Photo by William Hereford
Prep time: 30 minutes
Total time: 1 hour 30 minutes
for Tay’s mustard:
1 cup|250ml distilled white vinegar
1 cup|205 grams granulated sugar
1 (4-ounce|113-gram) tin mustard powder, preferably Coleman’s
1 tablespoon kosher salt (Diamond Crystal or about half as much Morton)
3 large eggs
for the corn dogs:
vegetable oil for deep-frying (about 2 quarts)
6 regular hot dogs
2 cups|260 grams all-purpose flour
1 cup|165 grams fine yellow cornmeal
¼ cup|50 grams granulated sugar
1 ½ teaspoons baking powder
1 teaspoon baking soda
1 teaspoon kosher salt
1 ¼ cups|310 ml well-shaken buttermilk
1 large egg, lightly beaten
Tay’s Mustard or your favorite sweet-hot mustard for serving
- Make the mustard: Combine the vinegar, sugar, mustard powder, salt, and eggs in a medium heatproof bowl and whisk until smooth. Pour an inch or so of water into a small saucepan, bring it to a boil over medium-high heat, then lower the heat to medium-low. Set the bowl in the saucepan (without touching the water). Start stirring right away and keep at it, using a rubber spatula to frequently stir and scrape the sides so the eggs don’t have the chance to scramble, until the mixture thickens to a consistency that’s a bit looser than your average Dijon mustard, about 15 minutes. Give it a good whisk to get rid of any clumps. Take the bowl off the pan, let the mustard cool, then cover and refrigerate until it’s fully chilled, 1 hour or so. It’ll thicken a bit more. Use it now or keep it in an airtight container in the fridge for up to 3 weeks.

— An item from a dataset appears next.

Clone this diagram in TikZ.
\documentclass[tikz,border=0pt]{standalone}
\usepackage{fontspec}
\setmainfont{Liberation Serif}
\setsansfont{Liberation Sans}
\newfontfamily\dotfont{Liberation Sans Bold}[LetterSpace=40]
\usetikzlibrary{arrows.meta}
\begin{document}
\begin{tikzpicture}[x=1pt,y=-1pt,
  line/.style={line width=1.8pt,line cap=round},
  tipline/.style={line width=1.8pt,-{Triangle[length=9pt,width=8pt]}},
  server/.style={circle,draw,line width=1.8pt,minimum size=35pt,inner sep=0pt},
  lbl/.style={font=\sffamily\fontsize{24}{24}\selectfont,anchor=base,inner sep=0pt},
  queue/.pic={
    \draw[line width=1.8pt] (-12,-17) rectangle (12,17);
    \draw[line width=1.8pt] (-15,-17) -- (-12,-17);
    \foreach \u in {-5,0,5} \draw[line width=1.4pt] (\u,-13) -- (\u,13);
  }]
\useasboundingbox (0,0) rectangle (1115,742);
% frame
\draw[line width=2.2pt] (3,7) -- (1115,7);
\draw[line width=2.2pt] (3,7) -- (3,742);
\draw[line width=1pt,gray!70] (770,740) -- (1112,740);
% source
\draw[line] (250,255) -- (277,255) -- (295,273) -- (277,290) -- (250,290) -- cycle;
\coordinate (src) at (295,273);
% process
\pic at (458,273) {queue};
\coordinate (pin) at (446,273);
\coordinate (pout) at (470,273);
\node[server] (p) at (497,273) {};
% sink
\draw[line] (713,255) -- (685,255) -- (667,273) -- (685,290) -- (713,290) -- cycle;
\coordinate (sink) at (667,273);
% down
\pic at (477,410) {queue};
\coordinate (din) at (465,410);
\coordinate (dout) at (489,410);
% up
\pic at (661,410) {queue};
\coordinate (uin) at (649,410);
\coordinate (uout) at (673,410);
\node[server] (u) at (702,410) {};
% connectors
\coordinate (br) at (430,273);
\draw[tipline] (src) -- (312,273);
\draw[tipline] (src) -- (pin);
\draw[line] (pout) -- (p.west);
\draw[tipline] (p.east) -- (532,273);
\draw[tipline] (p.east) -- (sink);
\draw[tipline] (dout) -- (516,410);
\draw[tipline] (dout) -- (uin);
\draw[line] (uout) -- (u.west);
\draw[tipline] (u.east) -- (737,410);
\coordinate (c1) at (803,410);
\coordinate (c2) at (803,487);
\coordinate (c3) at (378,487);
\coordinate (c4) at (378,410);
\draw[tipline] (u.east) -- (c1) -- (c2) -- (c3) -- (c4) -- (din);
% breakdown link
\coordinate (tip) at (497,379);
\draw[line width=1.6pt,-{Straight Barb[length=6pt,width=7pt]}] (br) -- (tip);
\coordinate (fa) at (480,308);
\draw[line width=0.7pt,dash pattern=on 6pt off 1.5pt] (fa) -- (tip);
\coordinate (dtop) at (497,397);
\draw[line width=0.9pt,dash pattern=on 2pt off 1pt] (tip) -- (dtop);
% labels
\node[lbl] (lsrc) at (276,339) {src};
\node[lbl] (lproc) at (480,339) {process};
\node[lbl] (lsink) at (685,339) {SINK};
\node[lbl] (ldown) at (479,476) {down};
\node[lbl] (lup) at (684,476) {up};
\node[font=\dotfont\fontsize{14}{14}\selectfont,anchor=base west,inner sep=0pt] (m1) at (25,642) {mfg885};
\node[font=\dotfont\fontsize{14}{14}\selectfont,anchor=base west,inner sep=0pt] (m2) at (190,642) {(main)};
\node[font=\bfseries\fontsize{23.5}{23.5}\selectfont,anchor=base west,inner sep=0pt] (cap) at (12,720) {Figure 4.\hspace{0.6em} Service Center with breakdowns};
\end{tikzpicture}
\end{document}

- Make the corn dogs: Get your oven to 250°F and line a baking sheet with a wire rack or paper towels. Put about 2 inches of oil in a heavy pot or Dutch oven and set it over medium-high heat until it registers 350°F on a deep-fry or candy thermometer.
- While the oil is heating up, slide a long wooden skewer into each dog, stopping before the point pokes through the dog.

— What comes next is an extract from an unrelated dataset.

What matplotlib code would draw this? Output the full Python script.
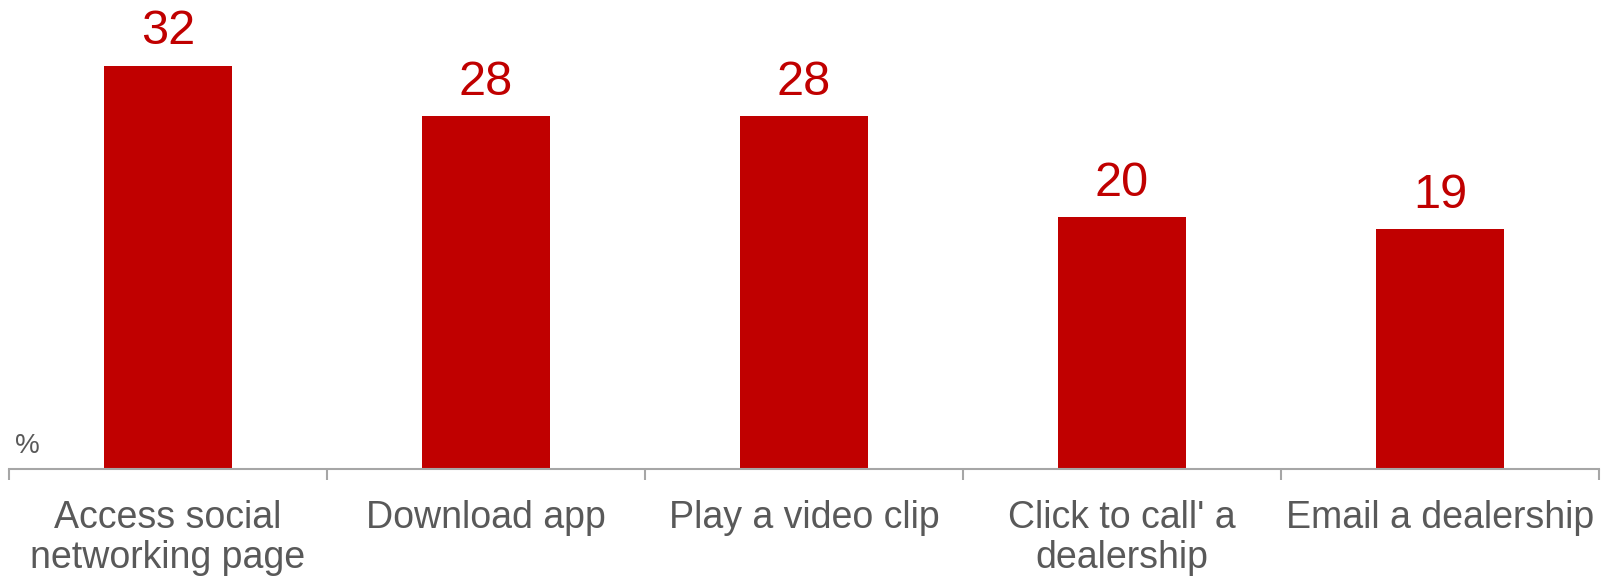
import matplotlib
matplotlib.use("Agg")
import matplotlib.pyplot as plt
import numpy as np

categories = ["Access social\nnetworking page", "Download app", "Play a video clip",
              "Click to call' a\ndealership", "Email a dealership"]
values = [32, 28, 28, 20, 19]

bar_color = "#C00000"
text_gray = "#595959"
axis_gray = "#A6A6A6"

plt.rcParams["font.family"] = ["Liberation Sans", "DejaVu Sans"]

fig = plt.figure(figsize=(16.05, 5.78), dpi=100)
ax = fig.add_axes([9 / 1605, 109 / 578, 1590 / 1605, 469 / 578])

x = np.arange(len(categories))
bars = ax.bar(x, values, width=0.4, color=bar_color)
ax.bar_label(bars, labels=[str(v) for v in values], padding=8,
             fontsize=35, color=bar_color)

ax.set_xlim(-0.5, len(categories) - 0.5)
ax.set_ylim(0, 37.2)

for side in ["top", "right", "left"]:
    ax.spines[side].set_visible(False)
ax.spines["bottom"].set_color(axis_gray)
ax.spines["bottom"].set_linewidth(1.5)
ax.set_yticks([])

ax.set_xticks(x)
ax.set_xticklabels(categories, fontsize=27, color=text_gray, linespacing=1.16)
ax.tick_params(axis="x", which="major", length=0, pad=22)
ax.set_xticks(np.arange(-0.5, len(categories)), minor=True)
ax.tick_params(axis="x", which="minor", length=8, width=1.5, color=axis_gray,
               direction="out")

ax.text(0.004, 0.022, "%", transform=ax.transAxes, fontsize=20,
        color=text_gray, ha="left", va="bottom")

fig.savefig("out.png", dpi=100)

- Dump 1 cup|130 grams of the flour onto a large plate, then roll the hot dogs around to coat them in the flour, shaking off any excess. In a medium mixing bowl, combine the cornmeal, sugar, baking powder, baking soda, salt, and remaining 1 cup flour, stir well, then add the buttermilk and egg and whisk until smooth. Pour it into a tall glass for easy battering. When the oil reaches 350°F, dip one dog into the batter to evenly coat it, giving the skewer a quarter twirl as you lift it out, so any excess batter drips off.
- Holding it by the skewer as close to parallel to the oil as you can without maiming yourself, dip the dog in the oil and keep it there for 10 seconds, then carefully drop it into the oil.
- Repeat — batter, dip, and drop — for two or three more dogs, depending on the size of your pot. You don’t want to overcrowd and you want a little space between each one. Fry the first batch, flipping them over halfway through (about 5 minutes) if they don’t flip themselves over and adjusting the heat to maintain the oil temperature, until the crust has a nice grocery-bag brown color and a cake tester or paring knife inserted into the batter (but not the dog) comes out clean and warm to the touch, 8 to 10 minutes. Move them to the baking sheet, pop in the oven to keep them warm, and fry the rest in batches, adding them to the baking sheet as they’re done. Serve with the mustard.